# EXERCISE GOAL
Below this line are records; write out exactly the lines from the one containing "Output the Python" through the one containing "import numpy as np", with the pictures left out.

# THE RECORDS

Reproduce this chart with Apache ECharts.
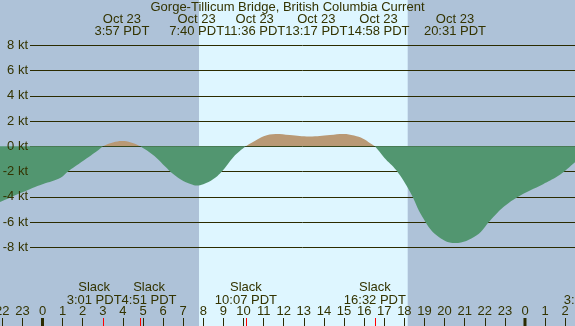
<!DOCTYPE html>
<html>
<head>
<meta charset="utf-8">
<script src="https://cdn.jsdelivr.net/npm/echarts@6/dist/echarts.min.js"></script>
<style>
  html, body { margin: 0; padding: 0; background: #aec2d8; }
  #chart { width: 575px; height: 326px; }
</style>
</head>
<body>
<div id="chart"></div>
<script>
// hours from midnight Oct 23 (PDT), current speed in knots (+ flood, - ebb)
const hours = [-2.3, -1.6, -1.0, -0.5, 0.0, 0.5, 0.9, 1.3, 1.8, 2.3, 2.7, 3.02, 3.5, 3.95, 4.4, 4.85,
  5.3, 5.66, 6.1, 6.5, 7.0, 7.4, 7.67, 8.0, 8.5, 9.0, 9.5, 9.8, 10.12, 10.6, 11.0, 11.6, 12.3,
  13.28, 14.3, 14.97, 15.5, 15.95, 16.3, 16.53, 17.0, 17.6, 18.28, 18.9, 19.6, 20.52, 21.6,
  22.26, 22.9, 23.6, 24.25, 24.9, 25.6, 26.1, 26.5, 26.8];
const speeds = [-4.55, -4.05, -3.65, -3.3, -3.0, -2.75, -2.5, -1.95, -1.4, -0.85, -0.4, 0, 0.3, 0.42, 0.3, 0,
  -0.45, -0.9, -1.6, -2.2, -2.75, -3.0, -3.1, -3.0, -2.6, -1.85, -0.85, -0.4, 0, 0.45, 0.8, 0.98, 0.9,
  0.78, 0.9, 0.98, 0.85, 0.6, 0.25, 0, -0.9, -1.9, -3.6, -5.6, -7.05, -7.67, -7.05,
  -5.9, -4.85, -4.05, -3.5, -3.0, -2.4, -1.8, -1.25, -0.9];

const peakTimes = [3.95, 7.667, 11.6, 13.283, 14.967, 20.517];
const peakLabels = ['3:57 PDT', '7:40 PDT', '11:36 PDT', '13:17 PDT', '14:58 PDT', '20:31 PDT'];
const peakDate = 'Oct 23';

const slackTimes = [3.017, 4.85, 10.117, 16.533, 27.3];
const slackLabels = ['3:01 PDT', '4:51 PDT', '10:07 PDT', '16:32 PDT', '3:18 PDT'];

const midnights = [0, 24];
const sunrise = 7.785;
const sunset = 18.166;

const TEXT = '#333300';
const LINE = '#2b2b00';
const FLOOD = '#b99975';
const EBB = '#529670';
const FONT = 'Liberation Sans';
const FS = 13;

// horizontal shifts so neighbouring time labels don't overlap (filled after first layout)
let peakShift = peakTimes.map(() => 0);
let slackShift = slackTimes.map(() => 0);

const chart = echarts.init(document.getElementById('chart'));

function textItem(x, y, txt) {
  return {
    type: 'text',
    style: {
      text: txt, x: x, y: y, align: 'center', verticalAlign: 'middle',
      fill: TEXT, fontSize: FS, fontFamily: FONT, lineHeight: 12.4
    }
  };
}

function option() {
  return {
    animation: false,
    title: {
      text: 'Gorge-Tillicum Bridge, British Columbia Current',
      left: 'center', top: 1, padding: 0,
      textStyle: { color: TEXT, fontSize: FS, fontWeight: 'normal', fontFamily: FONT }
    },
    grid: [
      { left: -17.8, right: -10.3, top: 0, bottom: 0, outerBoundsMode: 'none' },
      { left: 30, right: 0, top: 45.3, bottom: 78.7, outerBoundsMode: 'none' }
    ],
    xAxis: [
      {
        gridIndex: 0, type: 'value', min: -3, max: 27, interval: 1,
        axisLine: { show: false, onZero: false },
        splitLine: { show: false },
        axisTick: { inside: true, length: 8, lineStyle: { color: LINE } },
        axisLabel: {
          inside: true, margin: 8, color: TEXT, fontSize: FS, fontFamily: FONT,
          formatter: v => String(((v % 24) + 24) % 24)
        }
      },
      { gridIndex: 1, type: 'value', min: 0, max: 1, show: false }
    ],
    yAxis: [
      { gridIndex: 0, type: 'value', min: -14.239, max: 11.593, show: false },
      {
        gridIndex: 1, type: 'value', min: -8, max: 8, interval: 2, position: 'left', z: 1,
        axisLine: { show: false }, axisTick: { show: false }, axisLabel: { show: false },
        splitLine: { lineStyle: { color: LINE, width: 1 } }
      },
      {
        gridIndex: 1, type: 'value', min: -8, max: 8, interval: 2, position: 'left', z: 5,
        axisLine: { show: false }, axisTick: { show: false }, splitLine: { show: false },
        axisLabel: {
          margin: 2, color: TEXT, fontSize: FS, fontFamily: FONT,
          formatter: v => v + ' kt'
        }
      }
    ],
    series: [
      {
        id: 'current',
        type: 'line', xAxisIndex: 0, yAxisIndex: 0, z: 2,
        data: hours.map((h, i) => [h, speeds[i]]),
        smooth: 0.4, symbol: 'none',
        lineStyle: { width: 0 },
        areaStyle: { opacity: 1, color: EBB }
      },
      {
        // daylight band
        type: 'custom', xAxisIndex: 0, yAxisIndex: 0, z: 0, silent: true,
        data: [[sunrise, 0, sunset]],
        encode: { x: 0, y: 1 },
        renderItem: (params, api) => {
          const cs = params.coordSys;
          const x0 = api.coord([api.value(0), 0])[0];
          const x1 = api.coord([api.value(2), 0])[0];
          return { type: 'rect', shape: { x: x0, y: cs.y, width: x1 - x0, height: cs.height }, style: { fill: '#def6ff' } };
        }
      },
      {
        // max flood / ebb labels along the top
        type: 'custom', xAxisIndex: 0, yAxisIndex: 0, z: 5, silent: true,
        data: peakTimes.map((t, i) => [t, 0, i]),
        encode: { x: 0, y: 1 },
        renderItem: (params, api) => {
          const i = api.value(2);
          const x = api.coord([api.value(0), 0])[0] + peakShift[i];
          return textItem(x, 25.6, peakDate + '\n' + peakLabels[i]);
        }
      },
      {
        // slack labels along the bottom
        type: 'custom', xAxisIndex: 0, yAxisIndex: 0, z: 5, silent: true,
        data: slackTimes.map((t, i) => [t, 0, i]),
        encode: { x: 0, y: 1 },
        renderItem: (params, api) => {
          const i = api.value(2);
          const x = api.coord([api.value(0), 0])[0] + slackShift[i];
          return textItem(x, 293.8, 'Slack\n' + slackLabels[i]);
        }
      },
      {
        // red slack ticks
        type: 'custom', xAxisIndex: 0, yAxisIndex: 0, z: 6, silent: true,
        data: slackTimes.map(t => [t, 0]),
        encode: { x: 0, y: 1 },
        renderItem: (params, api) => {
          const cs = params.coordSys;
          const x = Math.round(api.coord([api.value(0), 0])[0]) + 0.5;
          const yb = cs.y + cs.height;
          return { type: 'line', shape: { x1: x, y1: yb - 8, x2: x, y2: yb }, style: { stroke: '#ff0000', lineWidth: 1 } };
        }
      },
      {
        // midnight ticks
        type: 'custom', xAxisIndex: 0, yAxisIndex: 0, z: 6, silent: true,
        data: midnights.map(t => [t, 0]),
        encode: { x: 0, y: 1 },
        renderItem: (params, api) => {
          const cs = params.coordSys;
          const x = api.coord([api.value(0), 0])[0];
          const yb = cs.y + cs.height;
          return { type: 'rect', shape: { x: x - 1.5, y: yb - 8, width: 3, height: 8 }, style: { fill: LINE } };
        }
      }
    ]
  };
}

// group labels whose boxes overlap, pack each group around its mean anchor,
// then push groups right so they don't run into the previous one
function spreadLabels(anchors, texts) {
  const ctx = document.createElement('canvas').getContext('2d');
  ctx.font = FS + 'px "' + FONT + '"';
  const w = texts.map(t => ctx.measureText(t).width);
  const groups = [];
  anchors.forEach((a, i) => {
    const last = groups[groups.length - 1];
    if (last) {
      const j = last[last.length - 1];
      if (anchors[j] + w[j] / 2 > a - w[i] / 2) { last.push(i); return; }
    }
    groups.push([i]);
  });
  const centers = [];
  let prevEnd = -Infinity;
  groups.forEach(g => {
    const total = g.reduce((s, i) => s + w[i], 0);
    const mean = g.reduce((s, i) => s + anchors[i], 0) / g.length;
    let x = Math.max(mean - total / 2, prevEnd);
    g.forEach(i => { centers[i] = x + w[i] / 2; x += w[i]; });
    prevEnd = x;
  });
  return centers.map((c, i) => c - anchors[i]);
}

chart.setOption(option());

const toX = t => chart.convertToPixel({ gridIndex: 0 }, [t, 0])[0];
peakShift = spreadLabels(peakTimes.map(toX), peakLabels);
slackShift = spreadLabels(slackTimes.map(toX), slackLabels);

// split the area fill colour at the zero line: flood above, ebb below
const y0 = chart.convertToPixel({ gridIndex: 0 }, [0, 0])[1];
const opt = option();
opt.series[0].areaStyle.color = new echarts.graphic.LinearGradient(0, y0 - 1, 0, y0 + 1, [
  { offset: 0, color: FLOOD }, { offset: 0.5, color: FLOOD },
  { offset: 0.5, color: EBB }, { offset: 1, color: EBB }
], true);
chart.setOption(opt, true);
</script>
</body>
</html>
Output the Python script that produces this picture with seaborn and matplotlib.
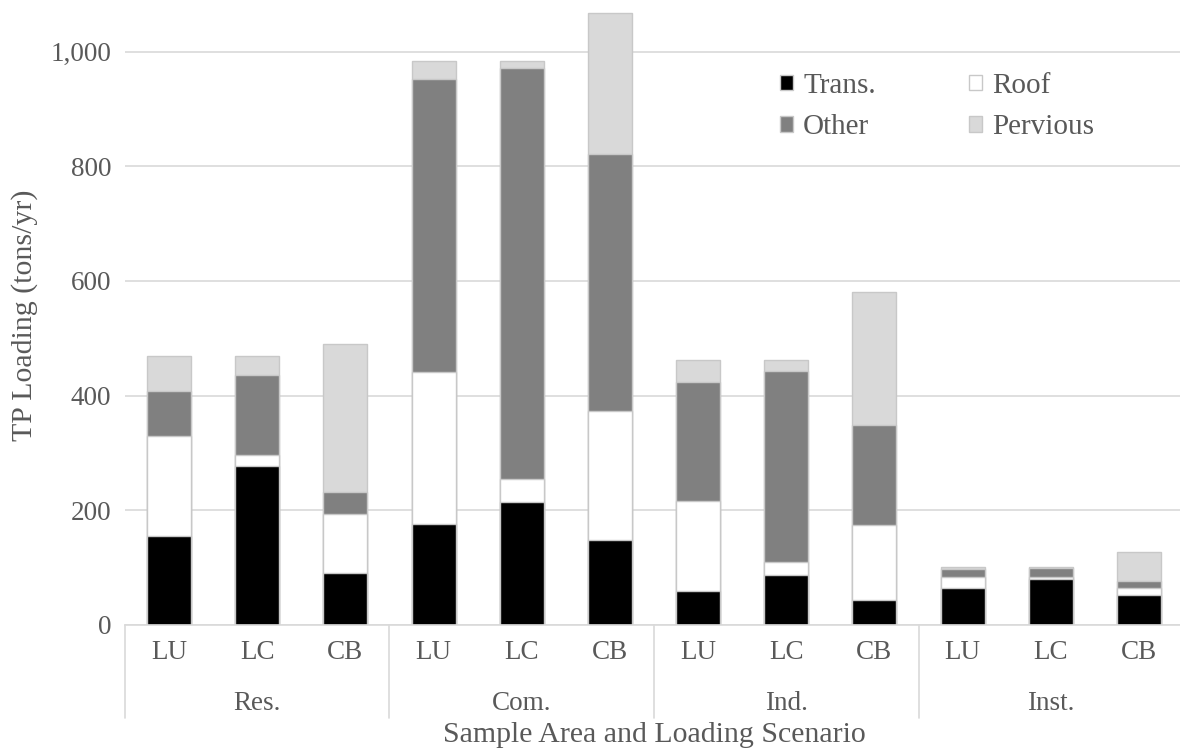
import seaborn as sns
import matplotlib.pyplot as plt
import matplotlib.transforms as mtransforms
from matplotlib.patches import Patch
import pandas as pd
import numpy as np

# Data (tons/yr)
areas = ['Res.', 'Com.', 'Ind.', 'Inst.']
scenarios = ['LU', 'LC', 'CB']
trans = [155, 277, 91, 177, 215, 149, 59, 87, 44, 65, 81, 52]
roof = [175, 19, 103, 265, 40, 225, 157, 23, 130, 18, 2, 13]
other = [78, 140, 38, 510, 717, 448, 208, 333, 175, 14, 17, 12]
pervious = [62, 34, 258, 31, 11, 246, 38, 19, 232, 4, 2, 50]

sources = ['Trans.', 'Roof', 'Other', 'Pervious']
colors = ['#000000', '#FFFFFF', '#808080', '#D9D9D9']

keys = [a + '-' + s for a in areas for s in scenarios]
df = pd.DataFrame({'key': keys, 'Trans.': trans, 'Roof': roof,
                   'Other': other, 'Pervious': pervious})
# cumulative totals, drawn tallest first so they stack
df['c1'] = df['Trans.']
df['c2'] = df['c1'] + df['Roof']
df['c3'] = df['c2'] + df['Other']
df['c4'] = df['c3'] + df['Pervious']

sns.set_style('white')
plt.rcParams['font.family'] = ['Liberation Serif', 'DejaVu Serif']
text_col = '#595959'

fig = plt.figure(figsize=(11.8, 7.51), dpi=100)
ax = fig.add_axes([125 / 1180, 126 / 751, 1058 / 1180, 625 / 751])

for col, c in zip(['c4', 'c3', 'c2', 'c1'], colors[::-1]):
    sns.barplot(data=df, x='key', y=col, order=keys, color=c, width=0.5,
                saturation=1, edgecolor='#C8C8C8', linewidth=1, ax=ax)

ax.set_ylim(0, 1090)
ax.set_xlim(-0.5, 11.5)
ax.set_yticks(range(0, 1001, 200))
ax.set_yticklabels([f'{v:,}' for v in range(0, 1001, 200)])
ax.set_xticks(range(12))
ax.set_xticklabels(scenarios * 4)
ax.tick_params(axis='both', length=0, labelsize=19.5, colors=text_col)
ax.tick_params(axis='x', pad=11)
ax.tick_params(axis='y', pad=10)
ax.yaxis.grid(True, color='#D9D9D9', linewidth=1.2)
ax.set_axisbelow(True)
for s in ['top', 'right', 'left']:
    ax.spines[s].set_visible(False)
ax.spines['bottom'].set_color('#D9D9D9')
ax.spines['bottom'].set_linewidth(1.2)
ax.set_xlabel('')
ax.set_ylabel('')

# group labels and separators under the axis
trans_b = mtransforms.blended_transform_factory(ax.transData, ax.transAxes)
for i, a in enumerate(areas):
    ax.text(3 * i + 1, -0.126, a, transform=trans_b, ha='center', va='center',
            fontsize=19.5, color=text_col)
for xb in [-0.5, 2.5, 5.5, 8.5, 11.5]:
    ax.plot([xb, xb], [0, -0.149], transform=trans_b, color='#D9D9D9',
            linewidth=1.2, clip_on=False)

ax.text(0.5, -0.176, 'Sample Area and Loading Scenario', transform=ax.transAxes,
        ha='center', va='center', fontsize=21.5, color=text_col)
fig.text(25 / 1180, 1 - 315 / 751, 'TP Loading (tons/yr)', rotation=90,
         ha='center', va='center', fontsize=21.5, color=text_col)

handles = [Patch(facecolor=c, edgecolor='#C8C8C8', linewidth=1) for c in colors]
order = [0, 2, 1, 3]
ax.legend([handles[i] for i in order], [sources[i] for i in order], ncol=2,
          loc='upper left', bbox_to_anchor=(780 / 1180, 1 - 73 / 751),
          bbox_transform=fig.transFigure, frameon=False, fontsize=21,
          borderpad=0, borderaxespad=0,
          handlelength=0.45, handleheight=0.45, handletextpad=0.34,
          columnspacing=3.2, labelspacing=0.52, labelcolor=text_col)

plt.savefig('out.png', dpi=100)
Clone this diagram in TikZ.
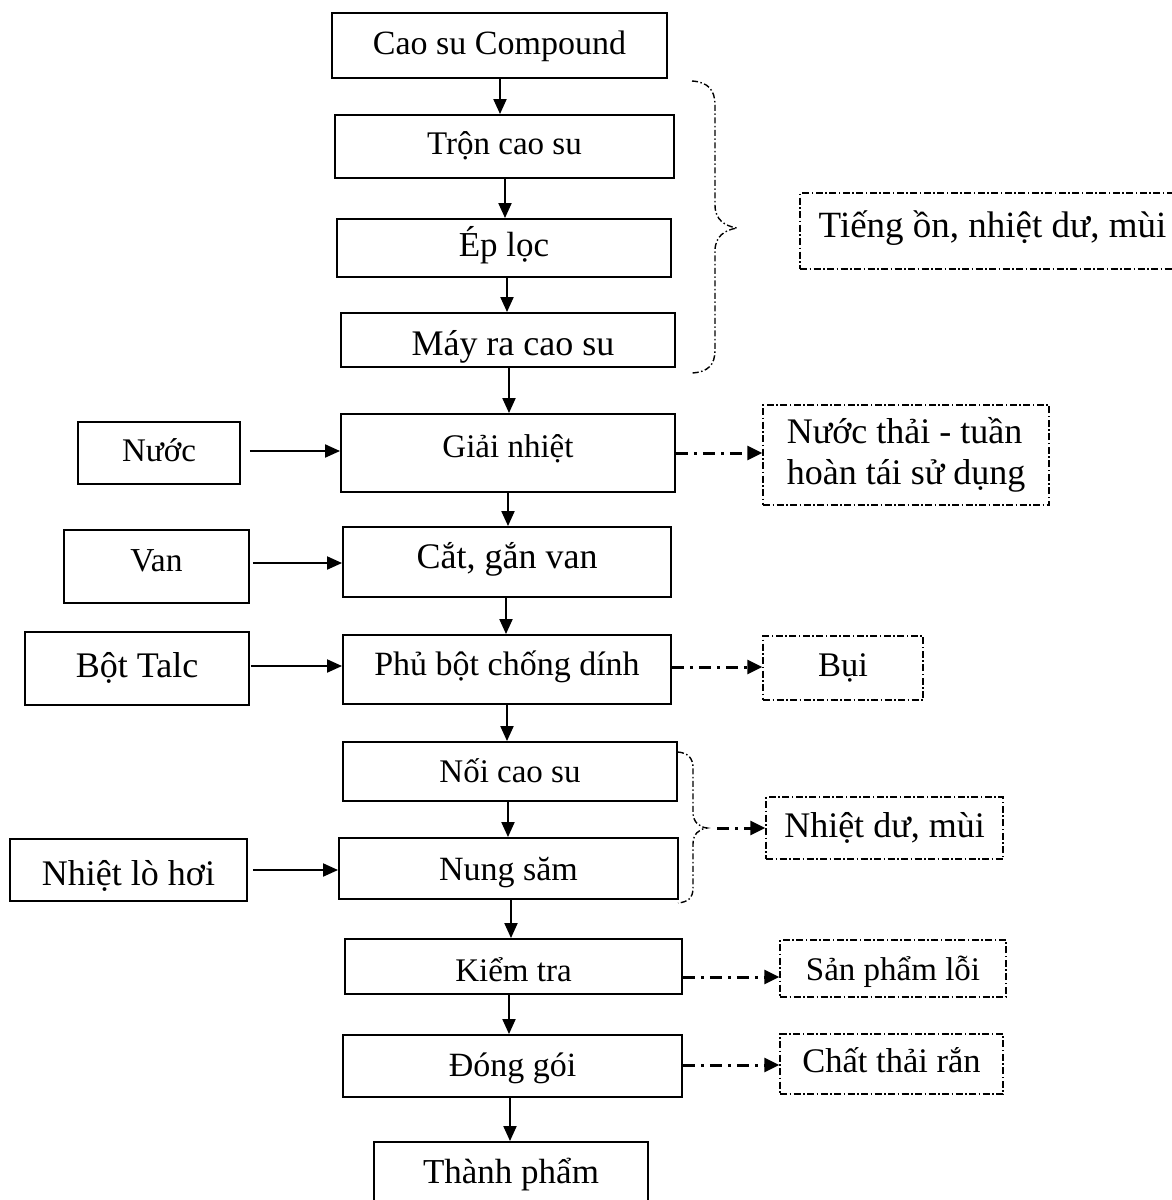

# ANSWER TO THIS EXERCISE
Output the Python script that produces this picture with seaborn and matplotlib.
import seaborn as sns
import matplotlib.pyplot as plt
import matplotlib.transforms as mtransforms
from matplotlib.patches import Patch
import pandas as pd
import numpy as np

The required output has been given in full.